The Government was formed after a bit of a hiatus. As Deputy Murphy said, nobody envisaged what happened. Nobody voted for the current minority Government arrangement but it is what we were left with when those who could command a majority - who are not currently in the Chamber - decided they would not. Members who believed the responsible thing to do was to remain in opposition to keep in check those who would otherwise run amok did so and that has to be respected. Nobody voted for these arrangements but people now respect that the Members who decided to saddle up and take responsibility, whether in government or through constructive opposition, are doing so in the best interests of the country because we have learned from our collective mistakes. No Member is claiming he or she has not made a mistake. Any that would claim never to have made a mistake have never made anything and are about as useful to the public as a chocolate teapot. I have no problem taking criticism or abuse and I get my fair share of it from an online group who constantly look for a new name to call me. There are no prizes for guessing who those people are. However, they have nothing to offer Ireland at the moment and nothing concrete to suggest within budget or reason.

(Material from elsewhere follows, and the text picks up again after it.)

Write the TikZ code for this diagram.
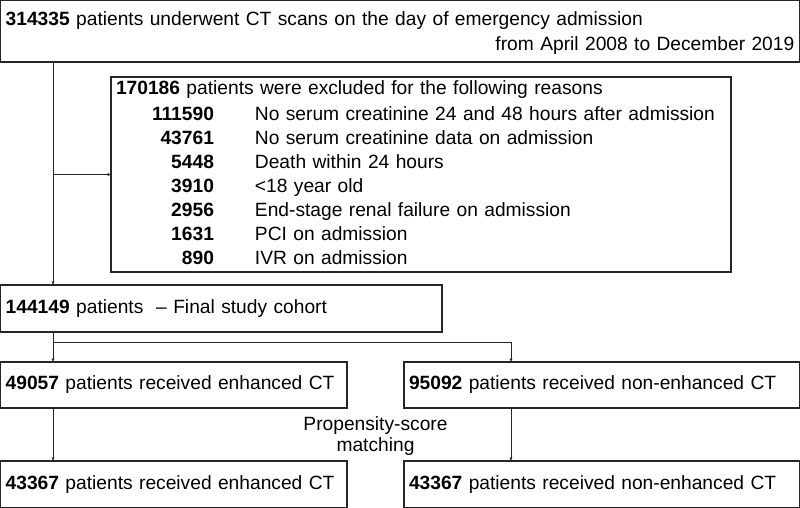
\documentclass[tikz,border=0pt]{standalone}
\usepackage{fontspec}
\setmainfont{Liberation Sans}
\usetikzlibrary{arrows.meta}
\newcommand{\fs}{\fontsize{19.2}{24}\selectfont}
\tikzset{
  box/.style={draw=black!85, line width=1.3pt, outer sep=0pt, inner xsep=5pt, inner ysep=0pt,
    anchor=north west, align=left, font=\fs},
  arr/.style={draw=black!85, line width=1pt, -{Latex[length=3.5pt,width=3.5pt]}},
  ln/.style={draw=black!85, line width=1pt}
}
\begin{document}
\begin{tikzpicture}[x=1pt,y=-1pt]
\useasboundingbox (0,0) rectangle (800,508);
% boxes
\node[box, text width=788.6pt, minimum height=61.3pt] (b1) at (0.7,0.7)
  {\rule{0pt}{17pt}\textbf{314335} patients underwent CT scans on the day of emergency admission\\[1pt]
   \hspace*{\fill}from April 2008 to December 2019};
\node[box, text width=610pt, minimum height=195pt] (b2) at (111,77)
  {\begin{tabular}{@{\hspace{36pt}}r@{\hspace{41pt}}l@{}}
   \multicolumn{2}{@{}l@{}}{\textbf{170186} patients were excluded for the following reasons}\\[2.2pt]
   \textbf{111590} & No serum creatinine 24 and 48 hours after admission\\
   \textbf{43761} & No serum creatinine data on admission\\
   \textbf{5448} & Death within 24 hours\\
   \textbf{3910} & <18 year old\\
   \textbf{2956} & End-stage renal failure on admission\\
   \textbf{1631} & PCI on admission\\
   \textbf{890} & IVR on admission
   \end{tabular}};
\node[box, text width=431.3pt, minimum height=47pt] (b3) at (0.7,285)
  {\textbf{144149} patients\ \ – Final study cohort};
\node[box, text width=336.3pt, minimum height=46pt] (b4) at (0.7,362)
  {\textbf{49057} patients received enhanced CT};
\node[box, text width=385.3pt, minimum height=46pt] (b5) at (404,362)
  {\textbf{95092} patients received non-enhanced CT};
\node[box, text width=336.3pt, minimum height=46.3pt] (b6) at (0.7,461)
  {\textbf{43367} patients received enhanced CT};
\node[box, text width=385.3pt, minimum height=46.3pt] (b7) at (404,461)
  {\textbf{43367} patients received non-enhanced CT};
\node[font=\fontsize{19.2}{21}\selectfont, align=center, inner sep=0pt] (psm) at (375.5,436)
  {Propensity-score\\matching};
% connectors
\coordinate (trunk) at (53,0);
\coordinate (rtrunk) at (511,0);
\coordinate (split) at (53,342);
\draw[arr] (trunk |- b1.south) -- (trunk |- b3.north);
\draw[arr] (trunk |- b2.west) -- (b2.west);
\draw[arr] (trunk |- b3.south) -- (trunk |- b4.north);
\draw[arr] (split) -| (rtrunk |- b5.north);
\draw[arr] (trunk |- b4.south) -- (trunk |- b6.north);
\draw[arr] (rtrunk |- b5.south) -- (rtrunk |- b7.north);
\end{tikzpicture}
\end{document}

Members should be honest with people and tell them there are massive problems such as those in health, which has received the largest budget allocation, although I will refrain from going through the figures.

There are huge problems in housing and in regional Ireland. If there were not, we would not be here. If there were not massive problems, we would have to ask ourselves what we are doing here. We must take, as I said, a collective decision of political cop-on. What we have at present is probably the way it will be for a long time, given the trends that have emerged in Ireland - voting trends, not opinion polls. We will be left with a different political dynamic. The two largest political parties here controlled 80% of the vote when I was a young fellow. Now they control 50% of the vote or thereabouts. I believe the new political reality is here for a long time to come. We can decide to take on board the knockers, the moaners and the people who have nothing fruitful to offer or we can decide we have an obligation to the people who elected us, whatever about the people who elected other Deputies, the citizenry that expects a responsible Government to tell it the truth, learn from the past and ensure we try to do things better than what happened before. People are withered from the "she said, we said, they said" and all the problems. They are living with the problems. Their children lost their jobs and houses and had to go to Australia. Will recrimination bring them back? No. However, we might provide their grandchildren with an opportunity their children may have lost. It is not that this budget fixes all the problems overnight, but it does give us a charter, a blueprint and a way out to where we can go as a country again. If one considers the remarkable transformation that has happened in numbers - I know some of them are telephone numbers - in a very short period, it is remarkable what the people have managed to achieve.

That is a good point on which to interrupt the Minister of State and ask him to propose the adjournment of the debate. We have just passed 10 o'clock.

I will finish on this. There are an awful lot of very positive measures in this budget, even if not everything is all right. As a Minister of State in the Departments of Finance and Public Expenditure and Reform, I pay tribute to the officials who have put the budget together and who worked very hard, including the Minister, who took on board everyone's suggestions. What we now have is a way out of where we have come from and a better trajectory for where Ireland needs to go to. I move the adjournment.

Deputy McLoughlin will be in possession when the debate resumes.

Debate adjourned.
The Dáil adjourned at 10.05 p.m. until 10 a.m. on Thursday, 12 October 2017.